Simultaneous multiparticle emission significantly alters charged particle yields.

Fission occurrence is affected by multiparticle emission channels.

Neutron multiplicity changes qualitatively with excitation energy.

Abstract

The nuclear evaporation process is reformulated by taking into account simultaneous multiparticle emission from a hot compound nucleus appearing as an intermediate state in many nuclear reaction mechanisms. The simultaneous emission of many particles is particularly relevant for high excitation energy of the compound nucleus.These channels are effectively open in competition with the single particle emissions and fission in this energy regime. Indeed, the inclusion of these channels along the decay evaporating chain shows that the yield of charged particles and occurrence of fission are affected by these multiparticle emission processes of the compounded nucleus, when compared to the single sequential emission results. The effect also shows a qualitative change in the neutron multiplicity of different heavy compound nucleus considered.

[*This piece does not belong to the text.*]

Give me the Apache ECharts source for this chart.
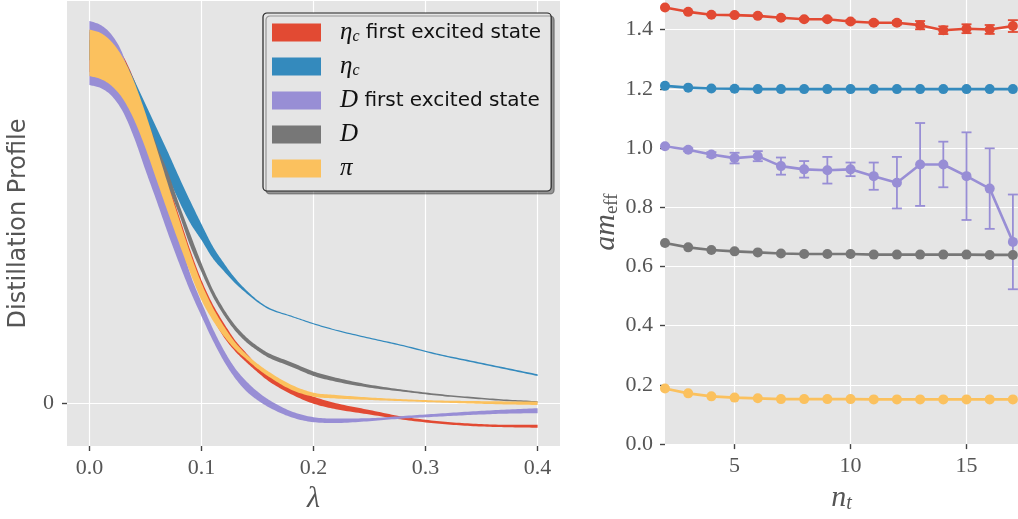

This should be an important aspect for the study of spallation reaction in Acceleration Driven System (ADS) reactors. The majority of neutrons generated in these reactions come from the evaporation stage of the reaction, the source of neutron for the system. A Monte Carlo simulation is employed to determine the effect of these channels on the particle yield and fission process. The relevance of the simultaneous particle emission with the increasing of excitation energy of the compound nucleus is explicitly shown.